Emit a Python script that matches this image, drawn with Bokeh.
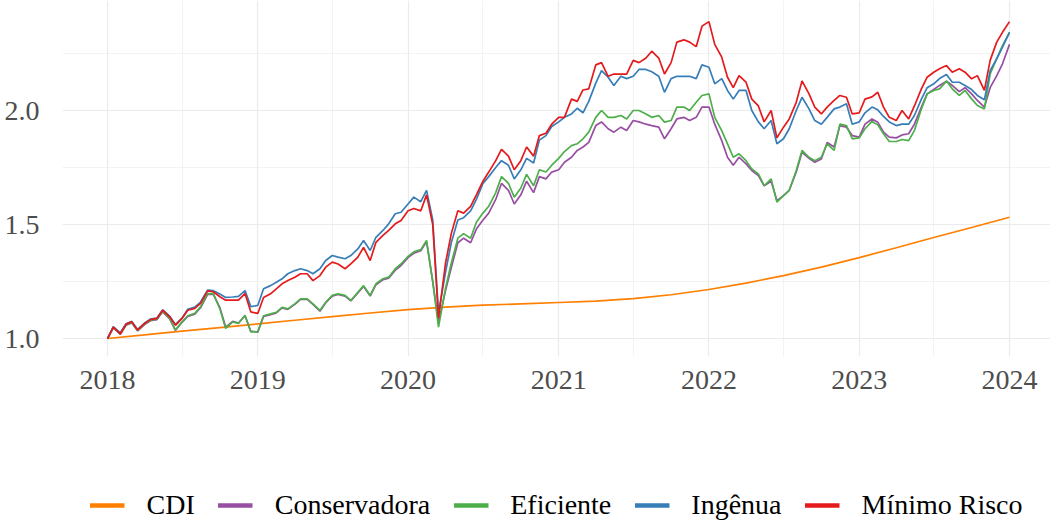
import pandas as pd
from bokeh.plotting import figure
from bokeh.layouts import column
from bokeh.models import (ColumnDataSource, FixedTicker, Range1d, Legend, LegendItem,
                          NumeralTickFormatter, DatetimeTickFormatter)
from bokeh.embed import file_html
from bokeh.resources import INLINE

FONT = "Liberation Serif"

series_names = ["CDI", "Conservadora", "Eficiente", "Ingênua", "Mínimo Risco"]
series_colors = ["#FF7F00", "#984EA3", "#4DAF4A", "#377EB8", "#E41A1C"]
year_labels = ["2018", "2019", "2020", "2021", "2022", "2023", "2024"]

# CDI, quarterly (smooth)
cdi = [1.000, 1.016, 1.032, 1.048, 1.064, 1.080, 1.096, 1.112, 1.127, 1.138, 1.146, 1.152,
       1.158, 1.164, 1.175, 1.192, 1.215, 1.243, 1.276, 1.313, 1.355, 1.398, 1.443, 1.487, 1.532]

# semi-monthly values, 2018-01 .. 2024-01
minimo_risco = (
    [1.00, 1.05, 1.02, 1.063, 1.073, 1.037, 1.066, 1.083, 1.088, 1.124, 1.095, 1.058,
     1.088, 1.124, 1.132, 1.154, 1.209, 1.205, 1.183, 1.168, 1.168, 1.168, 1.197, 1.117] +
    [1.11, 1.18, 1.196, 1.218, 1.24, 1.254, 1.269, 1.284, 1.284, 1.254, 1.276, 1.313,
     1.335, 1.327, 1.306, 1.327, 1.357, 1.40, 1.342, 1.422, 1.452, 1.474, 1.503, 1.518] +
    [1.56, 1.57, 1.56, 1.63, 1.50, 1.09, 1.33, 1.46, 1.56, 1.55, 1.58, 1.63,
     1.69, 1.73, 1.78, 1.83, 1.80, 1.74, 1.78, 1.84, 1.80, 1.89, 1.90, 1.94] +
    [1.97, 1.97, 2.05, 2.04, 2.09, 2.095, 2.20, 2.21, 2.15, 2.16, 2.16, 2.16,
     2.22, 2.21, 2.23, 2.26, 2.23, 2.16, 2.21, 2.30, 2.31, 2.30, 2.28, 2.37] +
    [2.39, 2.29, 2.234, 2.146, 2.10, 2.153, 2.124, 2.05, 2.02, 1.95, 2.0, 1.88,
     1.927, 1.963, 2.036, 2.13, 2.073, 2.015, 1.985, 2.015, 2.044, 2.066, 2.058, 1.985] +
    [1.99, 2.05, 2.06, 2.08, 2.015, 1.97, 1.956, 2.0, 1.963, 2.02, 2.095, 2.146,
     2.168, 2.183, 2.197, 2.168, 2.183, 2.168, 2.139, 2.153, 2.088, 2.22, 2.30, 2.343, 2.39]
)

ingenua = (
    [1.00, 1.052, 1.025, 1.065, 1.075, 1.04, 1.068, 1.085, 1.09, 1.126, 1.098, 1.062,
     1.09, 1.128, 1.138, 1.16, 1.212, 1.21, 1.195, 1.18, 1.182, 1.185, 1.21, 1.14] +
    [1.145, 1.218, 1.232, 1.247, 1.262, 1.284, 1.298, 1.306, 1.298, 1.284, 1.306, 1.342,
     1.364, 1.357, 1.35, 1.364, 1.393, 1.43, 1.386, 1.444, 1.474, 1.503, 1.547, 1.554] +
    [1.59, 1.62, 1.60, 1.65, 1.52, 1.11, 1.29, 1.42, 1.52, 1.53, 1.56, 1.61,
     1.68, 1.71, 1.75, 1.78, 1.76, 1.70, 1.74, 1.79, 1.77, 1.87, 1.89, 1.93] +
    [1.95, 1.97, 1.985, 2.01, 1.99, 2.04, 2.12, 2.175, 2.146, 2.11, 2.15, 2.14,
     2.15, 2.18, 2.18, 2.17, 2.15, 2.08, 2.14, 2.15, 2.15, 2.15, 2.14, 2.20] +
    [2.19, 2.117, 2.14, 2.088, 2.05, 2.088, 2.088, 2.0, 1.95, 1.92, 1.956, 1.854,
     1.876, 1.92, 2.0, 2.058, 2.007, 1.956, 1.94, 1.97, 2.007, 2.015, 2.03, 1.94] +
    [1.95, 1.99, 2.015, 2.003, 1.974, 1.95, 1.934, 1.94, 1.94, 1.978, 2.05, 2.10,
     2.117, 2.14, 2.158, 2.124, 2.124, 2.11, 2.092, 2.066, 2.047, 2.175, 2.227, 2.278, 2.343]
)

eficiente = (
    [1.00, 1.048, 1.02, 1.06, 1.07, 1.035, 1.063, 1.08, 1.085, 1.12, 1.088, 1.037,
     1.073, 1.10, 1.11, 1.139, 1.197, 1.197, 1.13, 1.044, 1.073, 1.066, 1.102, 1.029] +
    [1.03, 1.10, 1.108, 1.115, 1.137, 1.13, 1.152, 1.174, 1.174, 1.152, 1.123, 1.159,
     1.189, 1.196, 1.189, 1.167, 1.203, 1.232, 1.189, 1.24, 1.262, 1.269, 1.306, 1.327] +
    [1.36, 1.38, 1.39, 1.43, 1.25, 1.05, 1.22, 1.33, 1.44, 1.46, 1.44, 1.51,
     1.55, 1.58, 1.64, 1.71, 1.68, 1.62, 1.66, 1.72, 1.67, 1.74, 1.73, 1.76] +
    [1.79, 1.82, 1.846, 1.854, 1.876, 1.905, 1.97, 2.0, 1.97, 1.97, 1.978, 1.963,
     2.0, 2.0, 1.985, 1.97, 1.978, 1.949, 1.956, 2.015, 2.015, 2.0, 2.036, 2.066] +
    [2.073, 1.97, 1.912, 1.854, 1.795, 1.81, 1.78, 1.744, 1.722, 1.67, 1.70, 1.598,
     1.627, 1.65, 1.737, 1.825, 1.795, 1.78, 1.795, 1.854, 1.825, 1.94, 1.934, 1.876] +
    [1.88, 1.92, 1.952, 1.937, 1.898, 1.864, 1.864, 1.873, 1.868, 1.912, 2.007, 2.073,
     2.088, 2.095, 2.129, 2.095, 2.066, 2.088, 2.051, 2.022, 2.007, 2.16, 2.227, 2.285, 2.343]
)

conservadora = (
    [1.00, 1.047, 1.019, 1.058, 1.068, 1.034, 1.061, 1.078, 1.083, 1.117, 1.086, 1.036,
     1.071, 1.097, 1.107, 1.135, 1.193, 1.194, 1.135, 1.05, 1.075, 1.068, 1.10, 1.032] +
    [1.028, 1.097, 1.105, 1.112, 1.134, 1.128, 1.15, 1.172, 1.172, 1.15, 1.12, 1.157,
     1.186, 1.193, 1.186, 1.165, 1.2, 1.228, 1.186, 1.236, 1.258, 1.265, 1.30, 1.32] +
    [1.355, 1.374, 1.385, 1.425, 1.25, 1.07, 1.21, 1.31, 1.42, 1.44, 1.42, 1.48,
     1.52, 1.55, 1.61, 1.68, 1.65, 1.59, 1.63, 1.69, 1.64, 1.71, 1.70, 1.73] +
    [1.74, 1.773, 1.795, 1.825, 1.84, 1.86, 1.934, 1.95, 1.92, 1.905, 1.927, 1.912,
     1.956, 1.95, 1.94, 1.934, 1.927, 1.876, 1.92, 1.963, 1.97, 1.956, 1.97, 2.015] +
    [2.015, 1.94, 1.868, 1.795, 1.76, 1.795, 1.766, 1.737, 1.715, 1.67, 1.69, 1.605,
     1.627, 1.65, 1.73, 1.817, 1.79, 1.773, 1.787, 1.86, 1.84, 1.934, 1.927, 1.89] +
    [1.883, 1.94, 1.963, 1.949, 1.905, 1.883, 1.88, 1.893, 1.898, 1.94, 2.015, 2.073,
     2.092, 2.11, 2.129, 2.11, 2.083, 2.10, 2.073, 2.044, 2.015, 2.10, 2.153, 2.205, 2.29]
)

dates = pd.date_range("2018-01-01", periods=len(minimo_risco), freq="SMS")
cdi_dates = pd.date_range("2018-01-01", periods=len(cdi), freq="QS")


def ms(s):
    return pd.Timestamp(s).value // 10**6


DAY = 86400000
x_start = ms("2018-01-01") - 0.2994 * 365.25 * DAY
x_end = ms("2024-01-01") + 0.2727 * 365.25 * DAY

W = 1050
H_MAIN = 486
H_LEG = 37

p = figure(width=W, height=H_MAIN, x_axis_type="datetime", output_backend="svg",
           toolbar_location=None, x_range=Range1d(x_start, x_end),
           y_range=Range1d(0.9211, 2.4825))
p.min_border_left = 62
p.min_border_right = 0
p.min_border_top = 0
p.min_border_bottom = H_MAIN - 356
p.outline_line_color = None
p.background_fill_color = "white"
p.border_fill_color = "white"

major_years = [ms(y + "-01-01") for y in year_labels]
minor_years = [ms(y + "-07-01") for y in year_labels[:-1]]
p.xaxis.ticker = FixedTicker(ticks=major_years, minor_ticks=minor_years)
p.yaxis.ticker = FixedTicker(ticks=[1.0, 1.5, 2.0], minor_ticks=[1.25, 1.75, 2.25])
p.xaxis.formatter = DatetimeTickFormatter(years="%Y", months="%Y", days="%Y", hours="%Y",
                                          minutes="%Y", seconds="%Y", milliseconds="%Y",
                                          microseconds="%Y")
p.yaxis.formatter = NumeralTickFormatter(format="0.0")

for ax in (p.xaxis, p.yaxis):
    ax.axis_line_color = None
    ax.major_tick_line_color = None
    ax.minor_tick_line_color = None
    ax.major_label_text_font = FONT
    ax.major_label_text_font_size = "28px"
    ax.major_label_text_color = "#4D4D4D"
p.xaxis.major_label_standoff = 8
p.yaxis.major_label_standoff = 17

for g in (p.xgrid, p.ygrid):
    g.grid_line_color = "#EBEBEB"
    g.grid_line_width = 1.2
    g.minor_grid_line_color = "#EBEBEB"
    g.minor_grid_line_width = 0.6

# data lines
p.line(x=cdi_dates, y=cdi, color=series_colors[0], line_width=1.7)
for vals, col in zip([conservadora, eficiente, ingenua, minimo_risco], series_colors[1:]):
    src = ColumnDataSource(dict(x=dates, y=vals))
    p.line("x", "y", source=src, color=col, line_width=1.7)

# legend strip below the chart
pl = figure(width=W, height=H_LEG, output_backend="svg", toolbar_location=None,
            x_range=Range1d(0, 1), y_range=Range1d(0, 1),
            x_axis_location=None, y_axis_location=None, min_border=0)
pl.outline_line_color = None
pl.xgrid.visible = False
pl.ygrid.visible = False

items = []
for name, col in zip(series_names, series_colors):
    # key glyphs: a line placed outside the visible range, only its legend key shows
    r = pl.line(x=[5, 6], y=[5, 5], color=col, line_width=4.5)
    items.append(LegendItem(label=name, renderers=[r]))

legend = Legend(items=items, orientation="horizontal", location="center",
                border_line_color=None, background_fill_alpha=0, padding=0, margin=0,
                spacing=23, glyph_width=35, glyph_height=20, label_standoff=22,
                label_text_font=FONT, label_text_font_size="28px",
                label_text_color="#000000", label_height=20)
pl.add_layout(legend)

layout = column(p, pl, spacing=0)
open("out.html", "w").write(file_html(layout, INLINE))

***

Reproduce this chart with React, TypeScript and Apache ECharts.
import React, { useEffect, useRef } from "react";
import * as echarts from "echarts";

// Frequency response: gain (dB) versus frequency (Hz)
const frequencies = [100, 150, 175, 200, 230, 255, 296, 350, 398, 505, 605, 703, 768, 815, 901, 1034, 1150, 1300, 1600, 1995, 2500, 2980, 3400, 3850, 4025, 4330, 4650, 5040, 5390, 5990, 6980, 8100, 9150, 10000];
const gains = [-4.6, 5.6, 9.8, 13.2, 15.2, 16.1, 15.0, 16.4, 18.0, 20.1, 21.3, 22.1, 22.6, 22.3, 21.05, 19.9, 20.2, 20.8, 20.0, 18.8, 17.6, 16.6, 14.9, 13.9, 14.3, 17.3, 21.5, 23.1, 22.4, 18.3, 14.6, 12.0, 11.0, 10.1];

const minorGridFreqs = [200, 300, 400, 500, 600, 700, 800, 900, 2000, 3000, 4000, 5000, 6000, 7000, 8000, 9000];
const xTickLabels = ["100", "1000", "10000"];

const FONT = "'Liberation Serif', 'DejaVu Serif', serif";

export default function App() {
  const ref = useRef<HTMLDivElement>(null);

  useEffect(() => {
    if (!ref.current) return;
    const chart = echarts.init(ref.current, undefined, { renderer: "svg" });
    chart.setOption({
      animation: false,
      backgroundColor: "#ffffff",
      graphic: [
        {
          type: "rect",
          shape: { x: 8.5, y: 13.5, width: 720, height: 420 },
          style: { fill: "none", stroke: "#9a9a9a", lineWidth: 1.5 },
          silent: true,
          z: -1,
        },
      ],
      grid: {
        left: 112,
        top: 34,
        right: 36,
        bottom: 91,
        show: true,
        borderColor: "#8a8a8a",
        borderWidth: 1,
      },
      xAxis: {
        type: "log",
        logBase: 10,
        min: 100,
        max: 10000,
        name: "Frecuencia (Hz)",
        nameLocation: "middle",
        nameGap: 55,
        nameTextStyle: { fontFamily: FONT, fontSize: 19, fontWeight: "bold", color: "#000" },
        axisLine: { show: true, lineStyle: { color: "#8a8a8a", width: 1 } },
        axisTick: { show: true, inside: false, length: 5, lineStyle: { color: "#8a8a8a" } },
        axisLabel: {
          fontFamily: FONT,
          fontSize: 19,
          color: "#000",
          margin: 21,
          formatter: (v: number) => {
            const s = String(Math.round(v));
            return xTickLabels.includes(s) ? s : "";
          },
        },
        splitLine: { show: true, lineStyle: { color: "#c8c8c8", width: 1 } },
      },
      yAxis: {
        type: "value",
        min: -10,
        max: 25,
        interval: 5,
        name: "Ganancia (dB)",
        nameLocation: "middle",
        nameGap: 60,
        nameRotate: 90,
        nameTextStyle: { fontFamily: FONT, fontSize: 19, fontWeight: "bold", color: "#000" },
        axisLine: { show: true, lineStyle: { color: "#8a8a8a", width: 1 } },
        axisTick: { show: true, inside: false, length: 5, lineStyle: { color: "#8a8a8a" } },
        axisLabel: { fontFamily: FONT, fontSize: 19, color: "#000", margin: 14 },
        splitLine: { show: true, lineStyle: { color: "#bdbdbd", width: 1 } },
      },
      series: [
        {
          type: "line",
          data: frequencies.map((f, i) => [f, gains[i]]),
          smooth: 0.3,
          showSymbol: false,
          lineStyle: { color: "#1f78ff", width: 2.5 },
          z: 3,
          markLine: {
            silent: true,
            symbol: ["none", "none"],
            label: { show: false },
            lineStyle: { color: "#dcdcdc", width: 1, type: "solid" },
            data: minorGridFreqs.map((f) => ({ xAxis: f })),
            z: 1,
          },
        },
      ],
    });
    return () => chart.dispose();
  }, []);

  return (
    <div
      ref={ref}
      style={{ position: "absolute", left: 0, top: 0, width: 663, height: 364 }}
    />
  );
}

***

Retype, exactly and in full, the lines above from the one containing "Reproduce this chart" through the one containing "12.0, 11.0, 10.1];".

Expected answer:
Reproduce this chart with React, TypeScript and Apache ECharts.
import React, { useEffect, useRef } from "react";
import * as echarts from "echarts";

// Frequency response: gain (dB) versus frequency (Hz)
const frequencies = [100, 150, 175, 200, 230, 255, 296, 350, 398, 505, 605, 703, 768, 815, 901, 1034, 1150, 1300, 1600, 1995, 2500, 2980, 3400, 3850, 4025, 4330, 4650, 5040, 5390, 5990, 6980, 8100, 9150, 10000];
const gains = [-4.6, 5.6, 9.8, 13.2, 15.2, 16.1, 15.0, 16.4, 18.0, 20.1, 21.3, 22.1, 22.6, 22.3, 21.05, 19.9, 20.2, 20.8, 20.0, 18.8, 17.6, 16.6, 14.9, 13.9, 14.3, 17.3, 21.5, 23.1, 22.4, 18.3, 14.6, 12.0, 11.0, 10.1];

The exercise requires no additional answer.